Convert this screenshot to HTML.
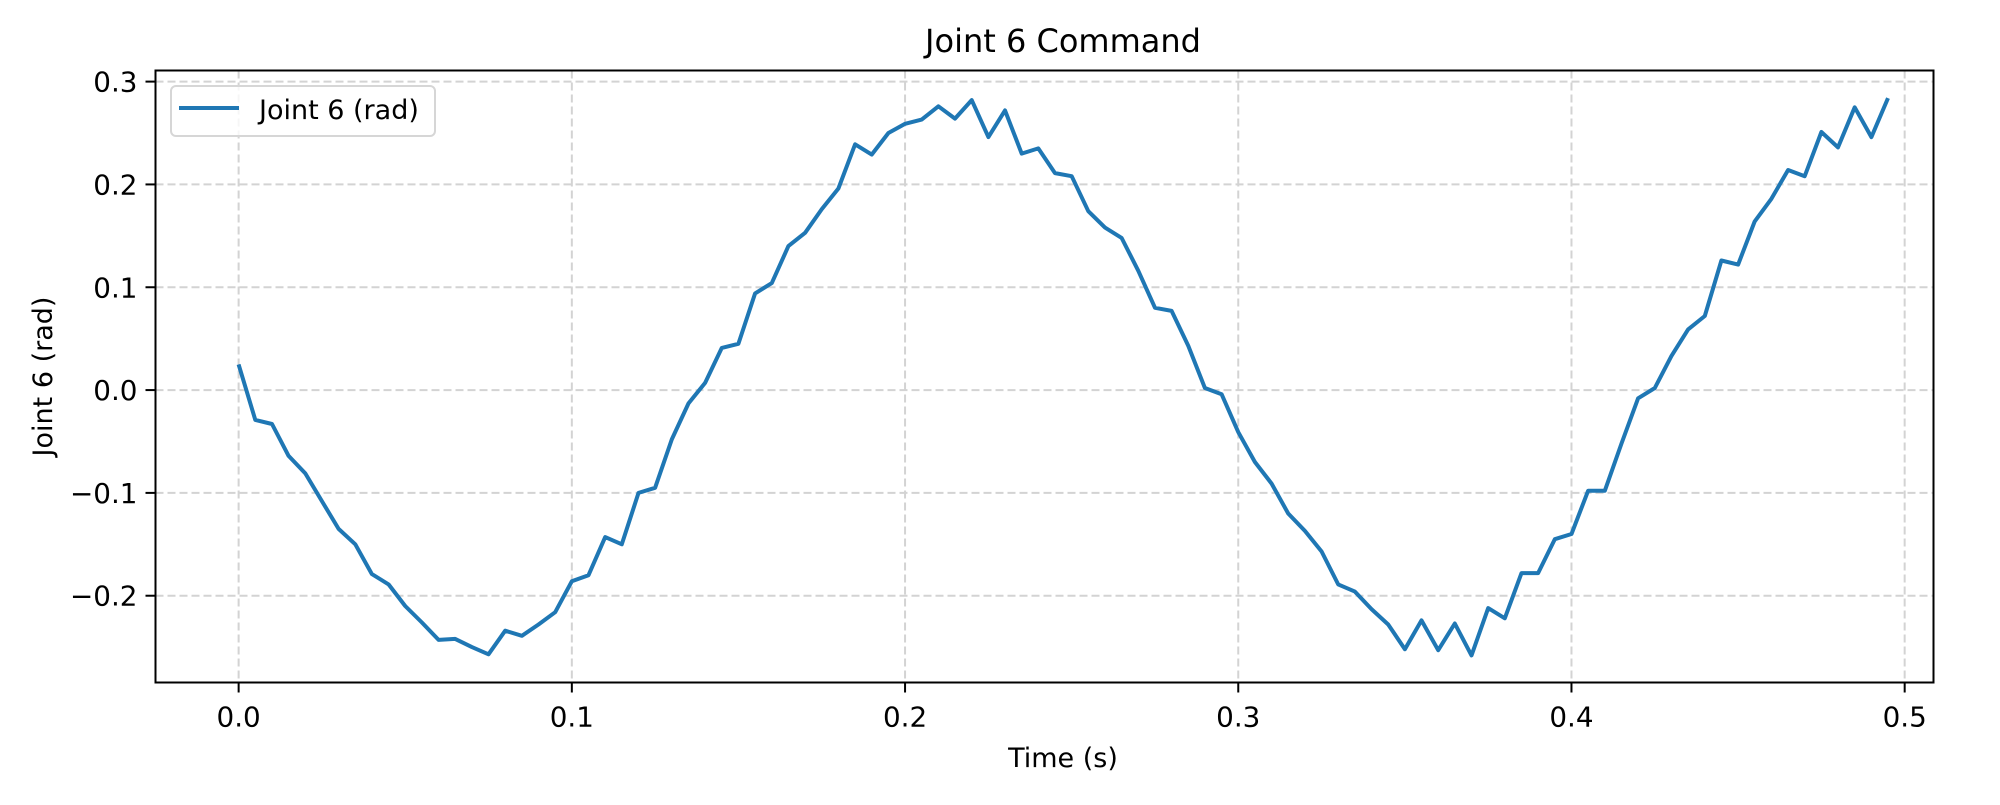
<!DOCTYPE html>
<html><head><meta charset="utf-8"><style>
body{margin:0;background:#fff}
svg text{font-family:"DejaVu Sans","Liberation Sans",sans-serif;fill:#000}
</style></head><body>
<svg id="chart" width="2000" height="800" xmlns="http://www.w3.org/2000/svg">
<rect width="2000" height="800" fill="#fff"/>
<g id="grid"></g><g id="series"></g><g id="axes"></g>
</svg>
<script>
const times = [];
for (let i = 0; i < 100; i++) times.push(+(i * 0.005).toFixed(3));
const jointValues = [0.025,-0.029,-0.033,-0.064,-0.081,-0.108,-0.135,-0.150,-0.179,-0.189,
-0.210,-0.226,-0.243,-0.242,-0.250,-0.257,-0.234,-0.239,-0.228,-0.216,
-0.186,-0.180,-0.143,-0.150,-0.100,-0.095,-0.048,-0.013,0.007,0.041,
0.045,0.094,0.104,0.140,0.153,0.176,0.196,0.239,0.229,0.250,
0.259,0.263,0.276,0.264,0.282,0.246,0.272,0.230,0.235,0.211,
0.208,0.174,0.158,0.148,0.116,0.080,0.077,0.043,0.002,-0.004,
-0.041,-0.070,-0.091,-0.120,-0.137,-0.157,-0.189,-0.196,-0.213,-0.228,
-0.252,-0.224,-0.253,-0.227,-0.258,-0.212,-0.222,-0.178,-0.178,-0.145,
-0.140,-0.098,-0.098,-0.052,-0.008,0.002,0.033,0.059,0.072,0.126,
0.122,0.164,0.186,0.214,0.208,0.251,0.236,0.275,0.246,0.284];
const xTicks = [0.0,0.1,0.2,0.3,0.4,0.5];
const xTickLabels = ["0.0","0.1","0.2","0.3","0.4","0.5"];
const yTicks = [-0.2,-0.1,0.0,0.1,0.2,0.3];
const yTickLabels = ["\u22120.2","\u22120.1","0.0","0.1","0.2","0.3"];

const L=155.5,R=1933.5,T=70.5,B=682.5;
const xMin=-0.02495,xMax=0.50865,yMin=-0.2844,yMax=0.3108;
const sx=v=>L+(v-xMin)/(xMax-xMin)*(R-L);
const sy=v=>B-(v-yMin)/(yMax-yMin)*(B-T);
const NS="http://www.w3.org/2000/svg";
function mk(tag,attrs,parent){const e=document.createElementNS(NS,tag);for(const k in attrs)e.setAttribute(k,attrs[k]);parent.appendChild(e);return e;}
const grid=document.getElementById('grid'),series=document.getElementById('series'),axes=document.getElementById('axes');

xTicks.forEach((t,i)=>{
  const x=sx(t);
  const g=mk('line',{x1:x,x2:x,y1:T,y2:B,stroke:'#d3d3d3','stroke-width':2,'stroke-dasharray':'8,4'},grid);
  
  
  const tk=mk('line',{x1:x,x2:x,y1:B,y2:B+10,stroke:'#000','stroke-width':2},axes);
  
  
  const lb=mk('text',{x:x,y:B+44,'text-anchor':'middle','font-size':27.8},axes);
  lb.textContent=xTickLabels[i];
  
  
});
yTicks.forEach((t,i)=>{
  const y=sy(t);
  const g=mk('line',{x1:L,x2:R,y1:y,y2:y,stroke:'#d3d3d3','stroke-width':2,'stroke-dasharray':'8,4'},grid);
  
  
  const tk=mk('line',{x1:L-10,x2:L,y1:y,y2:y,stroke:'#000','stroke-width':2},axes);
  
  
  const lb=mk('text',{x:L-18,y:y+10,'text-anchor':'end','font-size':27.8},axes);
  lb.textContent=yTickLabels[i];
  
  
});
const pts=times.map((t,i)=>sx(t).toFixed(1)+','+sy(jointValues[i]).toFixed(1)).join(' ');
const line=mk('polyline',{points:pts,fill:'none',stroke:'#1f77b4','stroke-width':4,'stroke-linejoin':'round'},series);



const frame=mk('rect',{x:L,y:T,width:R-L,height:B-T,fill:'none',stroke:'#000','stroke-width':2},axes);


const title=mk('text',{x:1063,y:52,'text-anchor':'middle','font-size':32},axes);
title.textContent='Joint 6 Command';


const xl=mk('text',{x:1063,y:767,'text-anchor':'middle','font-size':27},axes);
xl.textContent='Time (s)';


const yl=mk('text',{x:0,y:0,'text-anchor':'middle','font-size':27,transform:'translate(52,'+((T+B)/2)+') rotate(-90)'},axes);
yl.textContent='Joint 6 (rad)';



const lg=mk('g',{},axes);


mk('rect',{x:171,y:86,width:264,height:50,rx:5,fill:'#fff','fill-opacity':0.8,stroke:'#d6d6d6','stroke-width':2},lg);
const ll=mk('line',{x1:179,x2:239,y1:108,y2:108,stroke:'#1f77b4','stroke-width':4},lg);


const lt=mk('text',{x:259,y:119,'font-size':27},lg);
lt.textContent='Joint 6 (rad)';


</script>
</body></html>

#### Aim of the task:
Retype the data above exactly; pictures are not part of the copy.

#### Solved exercise:
Convert this screenshot to HTML.
<!DOCTYPE html>
<html><head><meta charset="utf-8"><style>
body{margin:0;background:#fff}
svg text{font-family:"DejaVu Sans","Liberation Sans",sans-serif;fill:#000}
</style></head><body>
<svg id="chart" width="2000" height="800" xmlns="http://www.w3.org/2000/svg">
<rect width="2000" height="800" fill="#fff"/>
<g id="grid"></g><g id="series"></g><g id="axes"></g>
</svg>
<script>
const times = [];
for (let i = 0; i < 100; i++) times.push(+(i * 0.005).toFixed(3));
const jointValues = [0.025,-0.029,-0.033,-0.064,-0.081,-0.108,-0.135,-0.150,-0.179,-0.189,
-0.210,-0.226,-0.243,-0.242,-0.250,-0.257,-0.234,-0.239,-0.228,-0.216,
-0.186,-0.180,-0.143,-0.150,-0.100,-0.095,-0.048,-0.013,0.007,0.041,
0.045,0.094,0.104,0.140,0.153,0.176,0.196,0.239,0.229,0.250,
0.259,0.263,0.276,0.264,0.282,0.246,0.272,0.230,0.235,0.211,
0.208,0.174,0.158,0.148,0.116,0.080,0.077,0.043,0.002,-0.004,
-0.041,-0.070,-0.091,-0.120,-0.137,-0.157,-0.189,-0.196,-0.213,-0.228,
-0.252,-0.224,-0.253,-0.227,-0.258,-0.212,-0.222,-0.178,-0.178,-0.145,
-0.140,-0.098,-0.098,-0.052,-0.008,0.002,0.033,0.059,0.072,0.126,
0.122,0.164,0.186,0.214,0.208,0.251,0.236,0.275,0.246,0.284];
const xTicks = [0.0,0.1,0.2,0.3,0.4,0.5];
const xTickLabels = ["0.0","0.1","0.2","0.3","0.4","0.5"];
const yTicks = [-0.2,-0.1,0.0,0.1,0.2,0.3];
const yTickLabels = ["\u22120.2","\u22120.1","0.0","0.1","0.2","0.3"];

const L=155.5,R=1933.5,T=70.5,B=682.5;
const xMin=-0.02495,xMax=0.50865,yMin=-0.2844,yMax=0.3108;
const sx=v=>L+(v-xMin)/(xMax-xMin)*(R-L);
const sy=v=>B-(v-yMin)/(yMax-yMin)*(B-T);
const NS="http://www.w3.org/2000/svg";
function mk(tag,attrs,parent){const e=document.createElementNS(NS,tag);for(const k in attrs)e.setAttribute(k,attrs[k]);parent.appendChild(e);return e;}
const grid=document.getElementById('grid'),series=document.getElementById('series'),axes=document.getElementById('axes');

xTicks.forEach((t,i)=>{
  const x=sx(t);
  const g=mk('line',{x1:x,x2:x,y1:T,y2:B,stroke:'#d3d3d3','stroke-width':2,'stroke-dasharray':'8,4'},grid);
  
  
  const tk=mk('line',{x1:x,x2:x,y1:B,y2:B+10,stroke:'#000','stroke-width':2},axes);
  
  
  const lb=mk('text',{x:x,y:B+44,'text-anchor':'middle','font-size':27.8},axes);
  lb.textContent=xTickLabels[i];
  
  
});
yTicks.forEach((t,i)=>{
  const y=sy(t);
  const g=mk('line',{x1:L,x2:R,y1:y,y2:y,stroke:'#d3d3d3','stroke-width':2,'stroke-dasharray':'8,4'},grid);
  
  
  const tk=mk('line',{x1:L-10,x2:L,y1:y,y2:y,stroke:'#000','stroke-width':2},axes);
  
  
  const lb=mk('text',{x:L-18,y:y+10,'text-anchor':'end','font-size':27.8},axes);
  lb.textContent=yTickLabels[i];
  
  
});
const pts=times.map((t,i)=>sx(t).toFixed(1)+','+sy(jointValues[i]).toFixed(1)).join(' ');
const line=mk('polyline',{points:pts,fill:'none',stroke:'#1f77b4','stroke-width':4,'stroke-linejoin':'round'},series);



const frame=mk('rect',{x:L,y:T,width:R-L,height:B-T,fill:'none',stroke:'#000','stroke-width':2},axes);


const title=mk('text',{x:1063,y:52,'text-anchor':'middle','font-size':32},axes);
title.textContent='Joint 6 Command';


const xl=mk('text',{x:1063,y:767,'text-anchor':'middle','font-size':27},axes);
xl.textContent='Time (s)';


const yl=mk('text',{x:0,y:0,'text-anchor':'middle','font-size':27,transform:'translate(52,'+((T+B)/2)+') rotate(-90)'},axes);
yl.textContent='Joint 6 (rad)';



const lg=mk('g',{},axes);


mk('rect',{x:171,y:86,width:264,height:50,rx:5,fill:'#fff','fill-opacity':0.8,stroke:'#d6d6d6','stroke-width':2},lg);
const ll=mk('line',{x1:179,x2:239,y1:108,y2:108,stroke:'#1f77b4','stroke-width':4},lg);


const lt=mk('text',{x:259,y:119,'font-size':27},lg);
lt.textContent='Joint 6 (rad)';


</script>
</body></html>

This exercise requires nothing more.